Dopo aver portato, per quasi un anno, la mia passione per la lettura e la letteratura ai microfoni di Open Day, quest’ anno il mio interesse per la radio e il giornalismo convoglieranno in una nuova attività. Protagonisti della mia rubrica saranno i giovani, impegnati nello sport, nella scuola, nel lavoro, nel mondo della comunicazione o drammaticamente coinvolti in un disastro naturale, come in questa prima intervista.
A seguito del devastante terremoto che ha colpito il centro Italia, nella notte del 24 agosto, siamo stati inondati di informazioni attraverso qualsiasi mezzo di comunicazione. Per capire quale fosse il punto di vista di un giovane ho incontrato Giorgia Ricci, una ragazza romana di 23 anni che la notte del 24 agosto era a San Giorgio, un paese che dista pochi chilometri da Amatrice.
Buonasera Giorgia. Grazie per la tua disponibilità e per aver scelto di raccontare ai microfoni di Open Day la tua esperienza.
“Buonasera a tutti e grazie a te”.
Giorgia, cos’è successo la notte del 24 agosto?
“Quella notte sono rientrata nella mia casa a San Giorgio, dopo aver cenato a casa di mia cugina, ad Accumuli. Alle 3.36 vengo svegliata da un forte boato che a parole non si può descrivere, il mio letto sbatteva contro il muro di cemento e nonostante si senta parlare spesso di terremoti, in quel momento non riuscivo a capacitarmi di cosa stesse succedendo. Mi sono diretta nella stanza dei miei genitori, dove una spalliera ed uno specchio erano precipitati sul pavimento e siamo usciti velocemente di casa”.

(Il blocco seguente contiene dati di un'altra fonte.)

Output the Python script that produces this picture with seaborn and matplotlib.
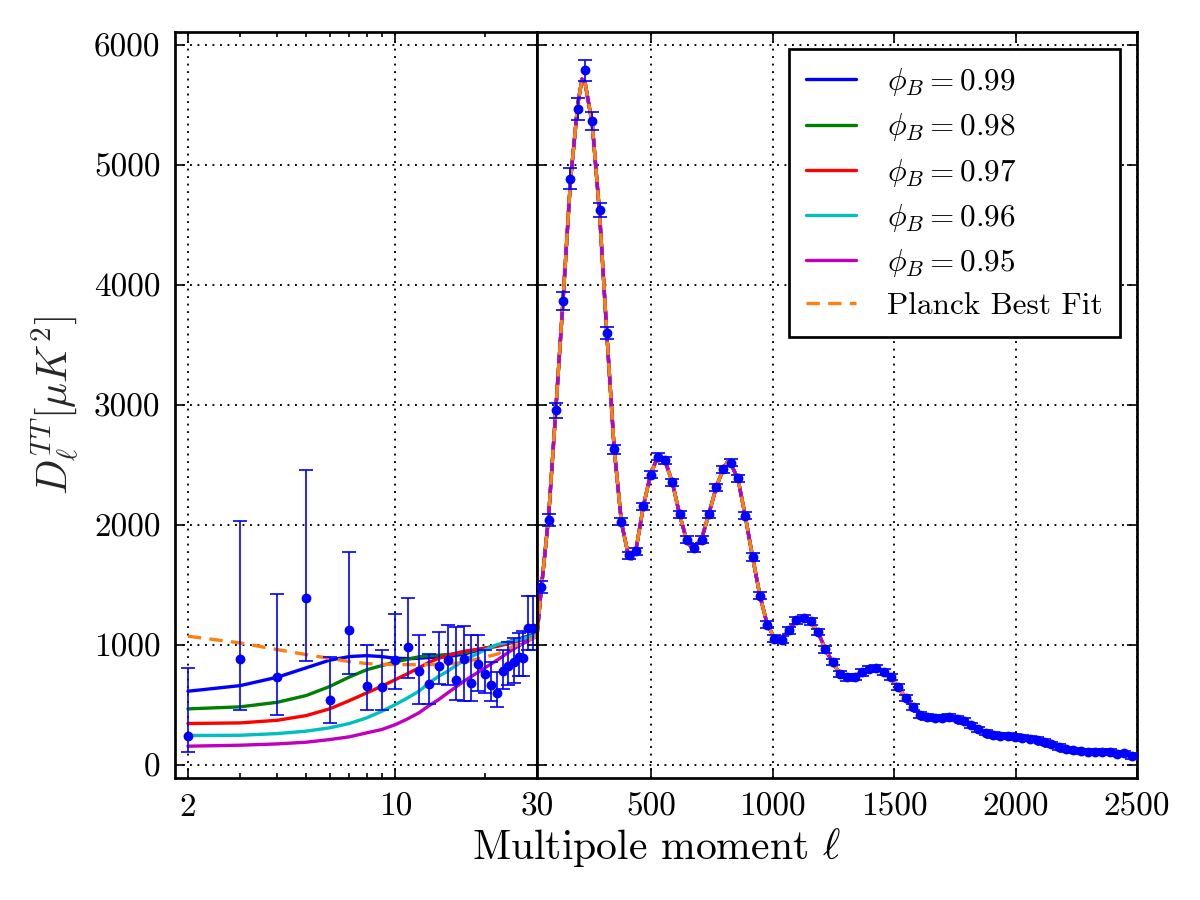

San Giorgio dista pochi chilometri da Amatrice, e poco dopo il terremoto ti sei recata al paese per capire cosa fosse successo.
“Terminato il terremoto, io e alcuni familiari ci siamo recati ad Amatrice, portando con noi diversi attrezzi che ci permettessero di prestare soccorso, tra cui: scala, motosega, vanga, zappa. Arrivati sul posto, siamo stati inizialmente bloccati dalla polizia locale, ma poi lasciati passare per via degli attrezzi pesanti che portavamo con noi. Raggiunto il centro abbiamo proseguito a piedi. Insieme siamo riusciti a liberare da un’abitazione una coppia di anziani, lei è scesa con solo una maglia, un paio di calze e una bustina di medicine. I loro sguardi erano tesi, tristi ed impauriti”.
I tuoi amici e coetanei presenti ad Amatrice la notte del 24 agosto, come hanno vissuto quei momenti?
“Molti amici purtroppo non ci sono più ed io spero che non se ne siano resi conto, perché avere la sensazione di morire è probabilmente la sensazione più brutta che ci sia. Tanti altri hanno perso la casa, un familiare, il lavoro, mentre alcuni l’intera famiglia. Penso che perdere l’intera famiglia lasci un senso di solitudine ed un vuoto incolmabili”.
A tuo parere, che prospettiva hanno questi ragazzi per il futuro? Pensano di lasciare il paese?
“I ragazzi che abitano nei piccoli paesi sono diversi da noi ragazzi di città. Mentre noi desideriamo andare alla ricerca di posti nuovi dentro e fuori l’Europa, loro vivono più di cuore che di materia. Molti di loro sono rimasti ad Amatrice perché desiderano e credono si possa ricostruire il paese e ritornare a quella routine spazzata via dal Terremoto, la notte del 24 agosto”.
Sicuramente Giorgia avrai sentito delle varie iniziative di solidarietà sociale intraprese, ad esempio, dall’Inter che ha donato 200 mila euro ai terremotati o da Mark Zuckenberg che ha donato 500 mila euro alla Croce Rossa oppure dall’Università Niccolò Cusano che ha donato 50 mila euro per contribuire alla realizzazione di un istituto scolastico. C’è ancora fiducia in queste iniziative? A tuo parere i soldi arriveranno a chi sono destinati? “Se i soldi arriveranno a destinazione si vedrà solo con il tempo. E’ quindi, a mio parere, fondamentale donare i soldi alle scuole, perché senza i bambini i paesi diventano paesi fantasmi; aiutare gli agricoltori e gli allevatori perché se mangiamo e beviamo prodotti casarecci e di qualità è soprattutto grazie alla loro fatica. Ad ogni modo, spero che i soldi donati e stanziati arrivino a destinazione, perché non si vive solo di grandi città, ma anche di piccoli paesi, dove le persone sono abituate alla loro routine e a ad una quotidianità fatta di piccole, ma comunque grandi cose”.
Grazie Giorgia per avermi concesso questo incontro e per aver raccontato la tua esperienza e le tue emozioni.